Some Thoughts from Brian Reynolds on Minyanville
This is my paraphrasing......

production has outpaced consumption all year.
this led to spectular but unsustainable GDP numbers.
inventories have had biggest rise since 1999.

three outcomes
1) consumption accelerates
2) no change
3) production slows

#1 is unlikely with consumers so leveraged. cash holdings at companies are way up but there will be a slew of debt maturities coming due in 2006

#2 would be nice looking for GDP but the resulting inventory imbalance would cause a recession and a deeper decline than otherwise

#3 production slowing is best outcome for the economy

payrolls
given the order drop in xhicago PMI, philly fed, etc etc etc a sustained strong payroll surge for th rest of 2004 is not likely. A strong print tomorrow will likely be an abberation

brian gave some targets but todays bond trashing would negate them IMO, but the numbers he was looking at suggested above 200 or 250 to get a strong negative reaction.

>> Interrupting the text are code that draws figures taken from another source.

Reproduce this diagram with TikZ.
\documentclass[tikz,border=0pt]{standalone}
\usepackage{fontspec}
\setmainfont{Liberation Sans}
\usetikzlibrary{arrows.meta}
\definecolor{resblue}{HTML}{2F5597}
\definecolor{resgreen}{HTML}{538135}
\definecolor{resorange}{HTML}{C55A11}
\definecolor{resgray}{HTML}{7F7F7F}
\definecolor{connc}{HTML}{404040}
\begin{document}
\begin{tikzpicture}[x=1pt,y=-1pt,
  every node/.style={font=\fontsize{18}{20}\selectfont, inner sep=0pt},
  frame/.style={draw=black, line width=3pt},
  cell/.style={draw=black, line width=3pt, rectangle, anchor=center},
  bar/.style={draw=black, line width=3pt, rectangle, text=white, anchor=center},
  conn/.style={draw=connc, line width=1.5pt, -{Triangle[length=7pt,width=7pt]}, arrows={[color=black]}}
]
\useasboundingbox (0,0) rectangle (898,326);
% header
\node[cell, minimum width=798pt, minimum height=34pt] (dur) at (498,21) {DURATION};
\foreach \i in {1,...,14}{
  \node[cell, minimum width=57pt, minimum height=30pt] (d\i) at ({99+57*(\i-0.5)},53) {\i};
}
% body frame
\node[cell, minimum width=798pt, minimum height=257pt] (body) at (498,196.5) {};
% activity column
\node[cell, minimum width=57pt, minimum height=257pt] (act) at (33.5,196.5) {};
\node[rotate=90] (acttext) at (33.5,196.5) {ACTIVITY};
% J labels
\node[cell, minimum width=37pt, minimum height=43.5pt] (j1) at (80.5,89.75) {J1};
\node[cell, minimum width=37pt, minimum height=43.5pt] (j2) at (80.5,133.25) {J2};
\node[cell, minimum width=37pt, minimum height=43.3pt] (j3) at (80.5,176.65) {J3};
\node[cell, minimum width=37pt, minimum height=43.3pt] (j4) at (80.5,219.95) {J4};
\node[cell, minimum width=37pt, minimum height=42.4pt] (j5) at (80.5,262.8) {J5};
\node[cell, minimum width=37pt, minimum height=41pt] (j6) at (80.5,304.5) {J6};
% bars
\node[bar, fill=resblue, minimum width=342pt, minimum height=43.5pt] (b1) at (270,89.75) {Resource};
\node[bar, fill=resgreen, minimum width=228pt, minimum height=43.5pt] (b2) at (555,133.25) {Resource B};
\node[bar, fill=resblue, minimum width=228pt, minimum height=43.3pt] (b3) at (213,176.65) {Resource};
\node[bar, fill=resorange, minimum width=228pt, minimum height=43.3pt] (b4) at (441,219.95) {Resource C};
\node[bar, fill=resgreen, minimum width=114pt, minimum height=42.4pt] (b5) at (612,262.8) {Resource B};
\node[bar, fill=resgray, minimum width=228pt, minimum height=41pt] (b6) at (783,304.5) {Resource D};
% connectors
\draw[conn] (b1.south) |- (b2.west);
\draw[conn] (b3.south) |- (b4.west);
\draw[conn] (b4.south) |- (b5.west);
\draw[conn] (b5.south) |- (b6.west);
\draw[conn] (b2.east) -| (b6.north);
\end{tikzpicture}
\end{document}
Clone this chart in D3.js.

on the downside 100 might bring the tnx down to 4.0 (but that was from yesterdays levels before taday's selloff occurred).

refis
Brian has been surprised by refi index, expecting to see the levels at 3000 after this drop in treasury yields but instead it is at 2000. Bond managers are reluctant to bid for bonds around trigger points and Brian speculates that he and others might have been wrong as to what it will take for a trigger of new refis to kick in more refis. If that is the case yields could move 10-15 basis points lower before refis kick in.

All in all he thinks the odds are skewed towards lower yields, not higher yields tomorrow.